START
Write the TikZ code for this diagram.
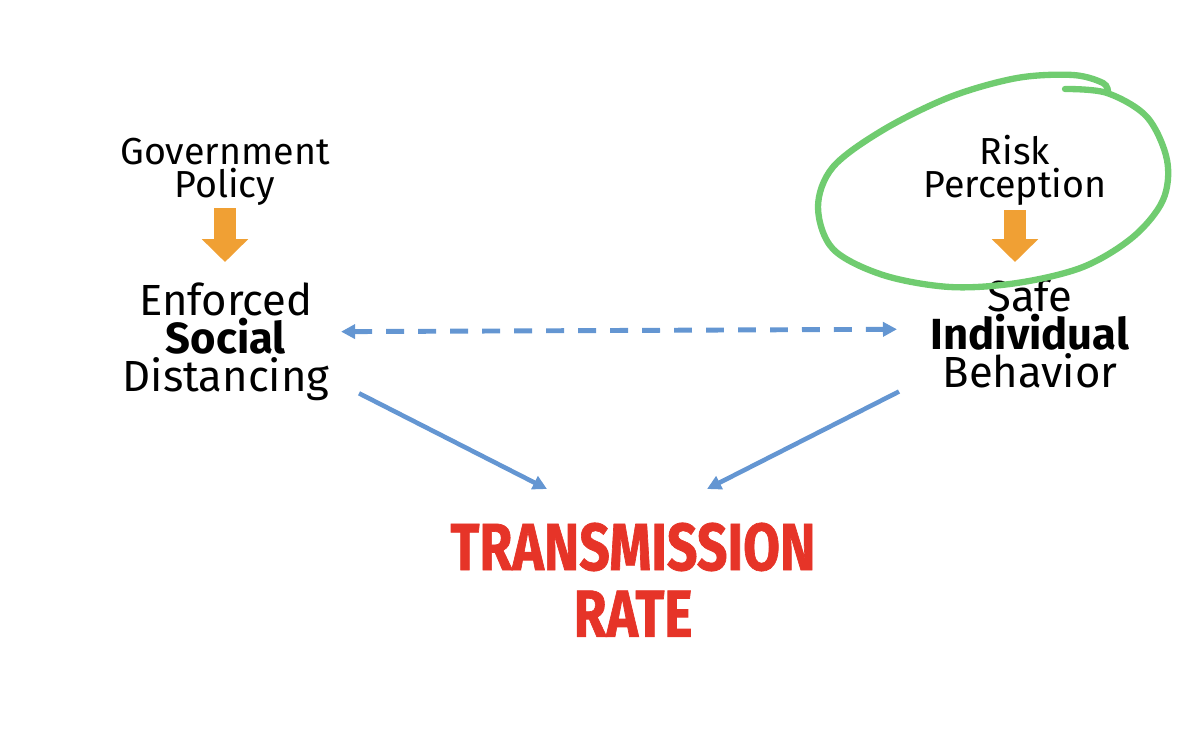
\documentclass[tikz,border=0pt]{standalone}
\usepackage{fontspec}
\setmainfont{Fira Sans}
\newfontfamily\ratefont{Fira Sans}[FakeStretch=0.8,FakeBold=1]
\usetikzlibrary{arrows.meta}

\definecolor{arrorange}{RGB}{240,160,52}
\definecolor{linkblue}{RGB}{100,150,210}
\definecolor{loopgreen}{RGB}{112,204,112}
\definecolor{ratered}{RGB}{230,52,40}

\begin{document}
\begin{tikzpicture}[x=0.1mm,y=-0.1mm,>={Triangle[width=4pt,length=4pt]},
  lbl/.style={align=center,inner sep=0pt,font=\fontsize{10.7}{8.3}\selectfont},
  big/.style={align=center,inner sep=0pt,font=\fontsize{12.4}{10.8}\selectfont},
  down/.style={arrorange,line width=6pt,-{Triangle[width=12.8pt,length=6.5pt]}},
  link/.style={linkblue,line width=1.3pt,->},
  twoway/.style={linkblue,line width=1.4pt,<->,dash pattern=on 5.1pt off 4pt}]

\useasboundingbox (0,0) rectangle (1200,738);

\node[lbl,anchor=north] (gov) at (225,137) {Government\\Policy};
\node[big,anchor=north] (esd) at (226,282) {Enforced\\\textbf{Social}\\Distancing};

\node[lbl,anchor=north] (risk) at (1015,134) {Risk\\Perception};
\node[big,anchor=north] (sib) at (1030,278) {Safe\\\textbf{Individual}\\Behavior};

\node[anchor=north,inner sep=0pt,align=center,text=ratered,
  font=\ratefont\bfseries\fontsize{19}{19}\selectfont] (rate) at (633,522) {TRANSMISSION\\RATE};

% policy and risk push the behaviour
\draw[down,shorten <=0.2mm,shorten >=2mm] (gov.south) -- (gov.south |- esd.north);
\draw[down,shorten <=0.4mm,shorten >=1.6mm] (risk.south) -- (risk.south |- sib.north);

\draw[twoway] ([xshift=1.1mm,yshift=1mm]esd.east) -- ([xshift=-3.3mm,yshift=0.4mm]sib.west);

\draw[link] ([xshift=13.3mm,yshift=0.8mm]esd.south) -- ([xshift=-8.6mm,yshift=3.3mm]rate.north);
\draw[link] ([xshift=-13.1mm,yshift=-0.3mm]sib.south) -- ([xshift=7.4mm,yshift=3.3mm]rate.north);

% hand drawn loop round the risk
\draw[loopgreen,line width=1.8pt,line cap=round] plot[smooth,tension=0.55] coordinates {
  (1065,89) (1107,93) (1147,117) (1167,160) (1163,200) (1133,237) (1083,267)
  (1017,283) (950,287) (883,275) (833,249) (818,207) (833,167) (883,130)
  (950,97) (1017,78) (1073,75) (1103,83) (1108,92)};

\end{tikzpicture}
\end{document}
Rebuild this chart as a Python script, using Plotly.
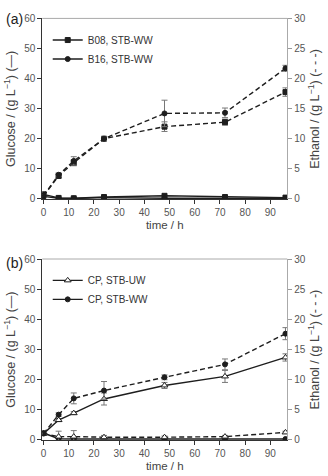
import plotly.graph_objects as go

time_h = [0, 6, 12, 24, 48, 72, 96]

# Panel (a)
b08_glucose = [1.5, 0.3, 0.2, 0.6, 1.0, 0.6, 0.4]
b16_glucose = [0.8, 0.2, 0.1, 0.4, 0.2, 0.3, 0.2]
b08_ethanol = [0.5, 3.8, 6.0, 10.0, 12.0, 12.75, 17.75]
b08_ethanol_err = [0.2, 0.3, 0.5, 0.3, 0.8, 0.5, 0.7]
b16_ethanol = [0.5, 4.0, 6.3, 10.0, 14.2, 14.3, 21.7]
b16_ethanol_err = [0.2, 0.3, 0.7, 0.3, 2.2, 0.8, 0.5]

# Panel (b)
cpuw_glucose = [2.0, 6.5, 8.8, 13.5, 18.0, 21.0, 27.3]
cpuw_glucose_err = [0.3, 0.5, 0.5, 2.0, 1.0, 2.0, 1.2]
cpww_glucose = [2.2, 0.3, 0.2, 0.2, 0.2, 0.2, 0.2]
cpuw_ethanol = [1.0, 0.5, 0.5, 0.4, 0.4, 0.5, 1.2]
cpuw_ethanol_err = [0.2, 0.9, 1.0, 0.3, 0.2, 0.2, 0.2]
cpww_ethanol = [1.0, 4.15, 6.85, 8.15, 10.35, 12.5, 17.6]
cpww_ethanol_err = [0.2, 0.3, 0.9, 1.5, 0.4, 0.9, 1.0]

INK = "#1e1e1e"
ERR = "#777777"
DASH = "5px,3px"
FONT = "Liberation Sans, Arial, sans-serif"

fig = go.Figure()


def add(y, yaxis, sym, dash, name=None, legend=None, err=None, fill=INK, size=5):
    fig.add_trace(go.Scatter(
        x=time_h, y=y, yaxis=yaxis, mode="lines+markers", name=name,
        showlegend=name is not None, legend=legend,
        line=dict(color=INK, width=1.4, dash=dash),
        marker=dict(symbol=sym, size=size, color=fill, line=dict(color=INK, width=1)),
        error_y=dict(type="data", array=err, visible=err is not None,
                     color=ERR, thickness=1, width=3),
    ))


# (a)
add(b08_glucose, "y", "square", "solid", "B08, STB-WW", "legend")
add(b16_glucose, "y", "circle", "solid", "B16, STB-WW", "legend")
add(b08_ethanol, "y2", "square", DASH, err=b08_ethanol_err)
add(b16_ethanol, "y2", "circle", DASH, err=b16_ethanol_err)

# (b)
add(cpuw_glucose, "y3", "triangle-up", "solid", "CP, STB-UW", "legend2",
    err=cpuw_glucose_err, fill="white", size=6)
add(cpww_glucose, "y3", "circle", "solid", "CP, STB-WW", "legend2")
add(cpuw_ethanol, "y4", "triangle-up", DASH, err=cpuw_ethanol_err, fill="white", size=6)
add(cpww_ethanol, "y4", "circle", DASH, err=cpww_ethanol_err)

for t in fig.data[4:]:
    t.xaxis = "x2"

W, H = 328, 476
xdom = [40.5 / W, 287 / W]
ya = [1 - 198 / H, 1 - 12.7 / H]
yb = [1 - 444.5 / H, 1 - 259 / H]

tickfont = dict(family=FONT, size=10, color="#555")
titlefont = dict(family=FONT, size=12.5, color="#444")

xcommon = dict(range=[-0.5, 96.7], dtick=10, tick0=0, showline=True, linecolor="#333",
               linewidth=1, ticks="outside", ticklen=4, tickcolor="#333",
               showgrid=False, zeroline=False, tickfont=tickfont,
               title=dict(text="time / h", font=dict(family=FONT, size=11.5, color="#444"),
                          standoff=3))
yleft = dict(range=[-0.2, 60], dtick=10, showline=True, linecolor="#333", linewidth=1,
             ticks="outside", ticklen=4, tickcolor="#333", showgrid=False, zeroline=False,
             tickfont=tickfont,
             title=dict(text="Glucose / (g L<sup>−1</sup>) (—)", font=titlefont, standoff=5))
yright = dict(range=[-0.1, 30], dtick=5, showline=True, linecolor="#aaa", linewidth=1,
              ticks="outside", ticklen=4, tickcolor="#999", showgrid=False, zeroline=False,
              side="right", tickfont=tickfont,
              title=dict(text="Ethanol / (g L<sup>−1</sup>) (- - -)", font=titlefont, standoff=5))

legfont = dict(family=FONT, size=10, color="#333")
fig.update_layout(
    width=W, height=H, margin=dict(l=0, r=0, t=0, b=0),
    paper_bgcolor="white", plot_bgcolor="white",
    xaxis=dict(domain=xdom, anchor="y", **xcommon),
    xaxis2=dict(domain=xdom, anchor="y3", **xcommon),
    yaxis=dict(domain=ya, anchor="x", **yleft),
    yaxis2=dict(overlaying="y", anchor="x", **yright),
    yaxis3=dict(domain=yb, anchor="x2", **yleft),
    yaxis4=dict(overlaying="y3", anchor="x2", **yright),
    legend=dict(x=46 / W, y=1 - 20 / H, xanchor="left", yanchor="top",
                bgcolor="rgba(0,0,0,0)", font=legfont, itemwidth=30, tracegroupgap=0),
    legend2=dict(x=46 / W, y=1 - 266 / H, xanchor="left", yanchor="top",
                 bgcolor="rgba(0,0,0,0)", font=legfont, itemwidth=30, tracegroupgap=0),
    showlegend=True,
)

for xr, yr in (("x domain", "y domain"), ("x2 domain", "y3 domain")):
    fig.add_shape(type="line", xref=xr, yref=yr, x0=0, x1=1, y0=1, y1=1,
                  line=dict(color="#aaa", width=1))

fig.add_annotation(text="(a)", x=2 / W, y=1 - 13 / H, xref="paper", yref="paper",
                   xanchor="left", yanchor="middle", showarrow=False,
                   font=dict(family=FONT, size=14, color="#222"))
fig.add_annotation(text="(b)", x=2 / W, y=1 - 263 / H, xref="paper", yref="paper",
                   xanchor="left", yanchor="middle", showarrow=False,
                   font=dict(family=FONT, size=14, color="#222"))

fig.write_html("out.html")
END
_Instructions for the task_
Write out an exact copy of the listing, first line through the line containing "(0,0) rectangle (1200,738);", with the pictures left out.

_Solution to the exercise_
Write the TikZ code for this diagram.
\documentclass[tikz,border=0pt]{standalone}
\usepackage{fontspec}
\setmainfont{Fira Sans}
\newfontfamily\ratefont{Fira Sans}[FakeStretch=0.8,FakeBold=1]
\usetikzlibrary{arrows.meta}

\definecolor{arrorange}{RGB}{240,160,52}
\definecolor{linkblue}{RGB}{100,150,210}
\definecolor{loopgreen}{RGB}{112,204,112}
\definecolor{ratered}{RGB}{230,52,40}

\begin{document}
\begin{tikzpicture}[x=0.1mm,y=-0.1mm,>={Triangle[width=4pt,length=4pt]},
  lbl/.style={align=center,inner sep=0pt,font=\fontsize{10.7}{8.3}\selectfont},
  big/.style={align=center,inner sep=0pt,font=\fontsize{12.4}{10.8}\selectfont},
  down/.style={arrorange,line width=6pt,-{Triangle[width=12.8pt,length=6.5pt]}},
  link/.style={linkblue,line width=1.3pt,->},
  twoway/.style={linkblue,line width=1.4pt,<->,dash pattern=on 5.1pt off 4pt}]

\useasboundingbox (0,0) rectangle (1200,738);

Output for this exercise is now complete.